Begin Supplied information

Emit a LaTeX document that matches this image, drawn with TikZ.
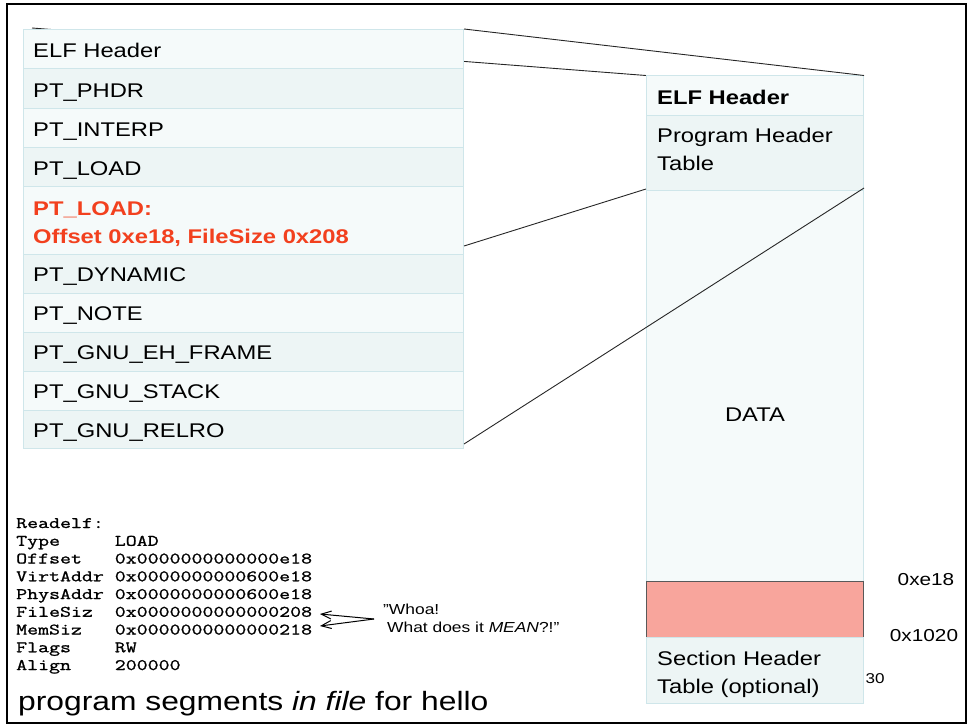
\documentclass[tikz,border=0pt]{standalone}
\usepackage{fontspec}
\setmainfont{Liberation Sans}[FakeStretch=1.2]
\newfontfamily\readelffont{Latin Modern Mono}[FakeStretch=1.33,FakeBold=1.2]
\usetikzlibrary{arrows.meta,calc}
\definecolor{cellA}{HTML}{F5FAFA}
\definecolor{cellB}{HTML}{EDF5F5}
\definecolor{cellline}{HTML}{CFE6EA}
\definecolor{loadred}{HTML}{F2401E}
\definecolor{segfill}{HTML}{F8A59C}
\begin{document}
\begin{tikzpicture}[x=1pt,y=-1pt,
  cellL/.style={draw=cellline, line width=1pt, anchor=north west,
    minimum width=440pt, inner sep=0pt},
  cellR/.style={draw=cellline, line width=1pt, anchor=north west,
    minimum width=217pt, inner sep=0pt},
  celltext/.style={anchor=base west, inner sep=0pt, align=left,
    font=\fontsize{19.8}{28}\selectfont},
  conn/.style={draw=black!85, line width=0.9pt},
  monoline/.style={anchor=base west, inner sep=0pt,
    font=\readelffont\fontsize{16}{17.75}\selectfont},
  label/.style={inner sep=0pt, font=\fontsize{17.3}{20}\selectfont},
  callout/.style={-{Straight Barb[length=10pt,width=8pt]}, line width=1pt}
]
\useasboundingbox (0,0) rectangle (969,725);
\draw[line width=2pt] (7,4.5) rectangle (966,722.5);

% connector hidden behind the left table
\coordinate (lt) at (32,28);
\coordinate (rtl) at (646,75.5);
\draw[conn] (lt) -- (rtl);

% left table: program header entries
\node[cellL, fill=cellA, minimum height=39pt] (l1) at (23,29) {};
\node[cellL, fill=cellB, minimum height=40pt] (l2) at (23,68) {};
\node[cellL, fill=cellA, minimum height=39pt] (l3) at (23,108) {};
\node[cellL, fill=cellB, minimum height=39pt] (l4) at (23,147) {};
\node[cellL, fill=cellA, minimum height=68pt] (l5) at (23,186) {};
\node[cellL, fill=cellB, minimum height=39pt] (l6) at (23,254) {};
\node[cellL, fill=cellA, minimum height=39pt] (l7) at (23,293) {};
\node[cellL, fill=cellB, minimum height=39pt] (l8) at (23,332) {};
\node[cellL, fill=cellA, minimum height=39pt] (l9) at (23,371) {};
\node[cellL, fill=cellB, minimum height=38pt] (l10) at (23,410) {};

\node[celltext] (t1) at (33,58) {ELF Header};
\node[celltext] (t2) at (33,97) {PT\_PHDR};
\node[celltext] (t3) at (33,136) {PT\_INTERP};
\node[celltext] (t4) at (33,175) {PT\_LOAD};
\node[celltext, text=loadred, font=\bfseries\fontsize{19.8}{28}\selectfont] (t5) at (33,243)
  {PT\_LOAD:\\Offset 0xe18, FileSize 0x208};
\node[celltext] (t6) at (33,281) {PT\_DYNAMIC};
\node[celltext] (t7) at (33,320) {PT\_NOTE};
\node[celltext] (t8) at (33,359) {PT\_GNU\_EH\_FRAME};
\node[celltext] (t9) at (33,398) {PT\_GNU\_STACK};
\node[celltext] (t10) at (33,437) {PT\_GNU\_RELRO};

% right box: ELF file layout
\node[cellR, fill=cellA, minimum height=39.5pt] (r1) at (646,75.5) {};
\node[cellR, fill=cellB, minimum height=75pt] (r2) at (646,115) {};
\node[cellR, fill=cellA, minimum height=391pt] (r3) at (646,190) {};
\node[draw=black!65, line width=0.8pt, fill=segfill, anchor=north west,
  minimum width=217pt, minimum height=56pt, inner sep=0pt] (r4) at (646,581) {};
\node[cellR, fill=cellB, minimum height=66pt] (r5) at (646,637) {};

\node[celltext, font=\bfseries\fontsize{19.8}{28}\selectfont] (s1) at (657,104) {ELF Header};
\node[celltext] (s2) at (657,170) {Program Header\\Table};
\node[font=\fontsize{19.8}{24}\selectfont, inner sep=0pt] (datalbl) at (755,415) {DATA};
\node[celltext] (s5) at (657,693) {Section Header\\Table (optional)};

% connectors
\draw[conn] (l1.north east) -- (r1.north east);
\coordinate (lredpt) at ($(l5.south east)+(0,-9)$);
\coordinate (rphtL) at ($(r2.south west)+(0,-2)$);
\draw[conn] (lredpt) -- (rphtL);
\coordinate (lrelpt) at ($(l10.south east)+(0,-5)$);
\coordinate (rphtR) at ($(r2.south east)+(0,-3)$);
\draw[conn] (lrelpt) -- (rphtR);

% offset labels
\node[label] (o1) at (926,580) {0xe18};
\node[label] (o2) at (924,636) {0x1020};
\node[inner sep=0pt, font=\fontsize{14.2}{16}\selectfont] (o3) at (875,679) {30};

% readelf output
\node[monoline] (m0) at (16,528) {Readelf:};
\node[monoline] (m1) at (16,545.75) {Type\ \ \ \ \ LOAD};
\node[monoline] (m2) at (16,563.5) {Offset\ \ \ 0x0000000000000e18};
\node[monoline] (m3) at (16,581.25) {VirtAddr\ 0x0000000000600e18};
\node[monoline] (m4) at (16,599) {PhysAddr\ 0x0000000000600e18};
\node[monoline] (m5) at (16,616.75) {FileSiz\ \ 0x0000000000000208};
\node[monoline] (m6) at (16,634.5) {MemSiz\ \ \ 0x0000000000000218};
\node[monoline] (m7) at (16,652.25) {Flags\ \ \ \ RW};
\node[monoline] (m8) at (16,670) {Align\ \ \ \ 200000};

% callout
\node[anchor=north west, inner sep=0pt, align=left,
  font=\fontsize{14.5}{18}\selectfont] (quote) at (383,604)
  {\symbol{34}Whoa!\\\hspace{4pt}What does it \textit{MEAN}?!\symbol{34}};
\coordinate (conv) at (374,619);
\coordinate (fsEnd) at (320,614);
\coordinate (msEnd) at (320,626);
\draw[callout] (conv) -- (fsEnd);
\draw[callout] (conv) -- (msEnd);

% title
\node[anchor=base west, inner sep=0pt, font=\fontsize{26.5}{30}\selectfont] (title) at (18,710)
  {program segments \textit{in file} for hello};
\end{tikzpicture}
\end{document}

End Supplied information

Do this:
Copy out all the data exactly; skip the pictures.

Reply:
Emit a LaTeX document that matches this image, drawn with TikZ.
\documentclass[tikz,border=0pt]{standalone}
\usepackage{fontspec}
\setmainfont{Liberation Sans}[FakeStretch=1.2]
\newfontfamily\readelffont{Latin Modern Mono}[FakeStretch=1.33,FakeBold=1.2]
\usetikzlibrary{arrows.meta,calc}
\definecolor{cellA}{HTML}{F5FAFA}
\definecolor{cellB}{HTML}{EDF5F5}
\definecolor{cellline}{HTML}{CFE6EA}
\definecolor{loadred}{HTML}{F2401E}
\definecolor{segfill}{HTML}{F8A59C}
\begin{document}
\begin{tikzpicture}[x=1pt,y=-1pt,
  cellL/.style={draw=cellline, line width=1pt, anchor=north west,
    minimum width=440pt, inner sep=0pt},
  cellR/.style={draw=cellline, line width=1pt, anchor=north west,
    minimum width=217pt, inner sep=0pt},
  celltext/.style={anchor=base west, inner sep=0pt, align=left,
    font=\fontsize{19.8}{28}\selectfont},
  conn/.style={draw=black!85, line width=0.9pt},
  monoline/.style={anchor=base west, inner sep=0pt,
    font=\readelffont\fontsize{16}{17.75}\selectfont},
  label/.style={inner sep=0pt, font=\fontsize{17.3}{20}\selectfont},
  callout/.style={-{Straight Barb[length=10pt,width=8pt]}, line width=1pt}
]
\useasboundingbox (0,0) rectangle (969,725);
\draw[line width=2pt] (7,4.5) rectangle (966,722.5);

% connector hidden behind the left table
\coordinate (lt) at (32,28);
\coordinate (rtl) at (646,75.5);
\draw[conn] (lt) -- (rtl);

% left table: program header entries
\node[cellL, fill=cellA, minimum height=39pt] (l1) at (23,29) {};
\node[cellL, fill=cellB, minimum height=40pt] (l2) at (23,68) {};
\node[cellL, fill=cellA, minimum height=39pt] (l3) at (23,108) {};
\node[cellL, fill=cellB, minimum height=39pt] (l4) at (23,147) {};
\node[cellL, fill=cellA, minimum height=68pt] (l5) at (23,186) {};
\node[cellL, fill=cellB, minimum height=39pt] (l6) at (23,254) {};
\node[cellL, fill=cellA, minimum height=39pt] (l7) at (23,293) {};
\node[cellL, fill=cellB, minimum height=39pt] (l8) at (23,332) {};
\node[cellL, fill=cellA, minimum height=39pt] (l9) at (23,371) {};
\node[cellL, fill=cellB, minimum height=38pt] (l10) at (23,410) {};

\node[celltext] (t1) at (33,58) {ELF Header};
\node[celltext] (t2) at (33,97) {PT\_PHDR};
\node[celltext] (t3) at (33,136) {PT\_INTERP};
\node[celltext] (t4) at (33,175) {PT\_LOAD};
\node[celltext, text=loadred, font=\bfseries\fontsize{19.8}{28}\selectfont] (t5) at (33,243)
  {PT\_LOAD:\\Offset 0xe18, FileSize 0x208};
\node[celltext] (t6) at (33,281) {PT\_DYNAMIC};
\node[celltext] (t7) at (33,320) {PT\_NOTE};
\node[celltext] (t8) at (33,359) {PT\_GNU\_EH\_FRAME};
\node[celltext] (t9) at (33,398) {PT\_GNU\_STACK};
\node[celltext] (t10) at (33,437) {PT\_GNU\_RELRO};

% right box: ELF file layout
\node[cellR, fill=cellA, minimum height=39.5pt] (r1) at (646,75.5) {};
\node[cellR, fill=cellB, minimum height=75pt] (r2) at (646,115) {};
\node[cellR, fill=cellA, minimum height=391pt] (r3) at (646,190) {};
\node[draw=black!65, line width=0.8pt, fill=segfill, anchor=north west,
  minimum width=217pt, minimum height=56pt, inner sep=0pt] (r4) at (646,581) {};
\node[cellR, fill=cellB, minimum height=66pt] (r5) at (646,637) {};

\node[celltext, font=\bfseries\fontsize{19.8}{28}\selectfont] (s1) at (657,104) {ELF Header};
\node[celltext] (s2) at (657,170) {Program Header\\Table};
\node[font=\fontsize{19.8}{24}\selectfont, inner sep=0pt] (datalbl) at (755,415) {DATA};
\node[celltext] (s5) at (657,693) {Section Header\\Table (optional)};

% connectors
\draw[conn] (l1.north east) -- (r1.north east);
\coordinate (lredpt) at ($(l5.south east)+(0,-9)$);
\coordinate (rphtL) at ($(r2.south west)+(0,-2)$);
\draw[conn] (lredpt) -- (rphtL);
\coordinate (lrelpt) at ($(l10.south east)+(0,-5)$);
\coordinate (rphtR) at ($(r2.south east)+(0,-3)$);
\draw[conn] (lrelpt) -- (rphtR);

% offset labels
\node[label] (o1) at (926,580) {0xe18};
\node[label] (o2) at (924,636) {0x1020};
\node[inner sep=0pt, font=\fontsize{14.2}{16}\selectfont] (o3) at (875,679) {30};

% readelf output
\node[monoline] (m0) at (16,528) {Readelf:};
\node[monoline] (m1) at (16,545.75) {Type\ \ \ \ \ LOAD};
\node[monoline] (m2) at (16,563.5) {Offset\ \ \ 0x0000000000000e18};
\node[monoline] (m3) at (16,581.25) {VirtAddr\ 0x0000000000600e18};
\node[monoline] (m4) at (16,599) {PhysAddr\ 0x0000000000600e18};
\node[monoline] (m5) at (16,616.75) {FileSiz\ \ 0x0000000000000208};
\node[monoline] (m6) at (16,634.5) {MemSiz\ \ \ 0x0000000000000218};
\node[monoline] (m7) at (16,652.25) {Flags\ \ \ \ RW};
\node[monoline] (m8) at (16,670) {Align\ \ \ \ 200000};

% callout
\node[anchor=north west, inner sep=0pt, align=left,
  font=\fontsize{14.5}{18}\selectfont] (quote) at (383,604)
  {\symbol{34}Whoa!\\\hspace{4pt}What does it \textit{MEAN}?!\symbol{34}};
\coordinate (conv) at (374,619);
\coordinate (fsEnd) at (320,614);
\coordinate (msEnd) at (320,626);
\draw[callout] (conv) -- (fsEnd);
\draw[callout] (conv) -- (msEnd);

% title
\node[anchor=base west, inner sep=0pt, font=\fontsize{26.5}{30}\selectfont] (title) at (18,710)
  {program segments \textit{in file} for hello};
\end{tikzpicture}
\end{document}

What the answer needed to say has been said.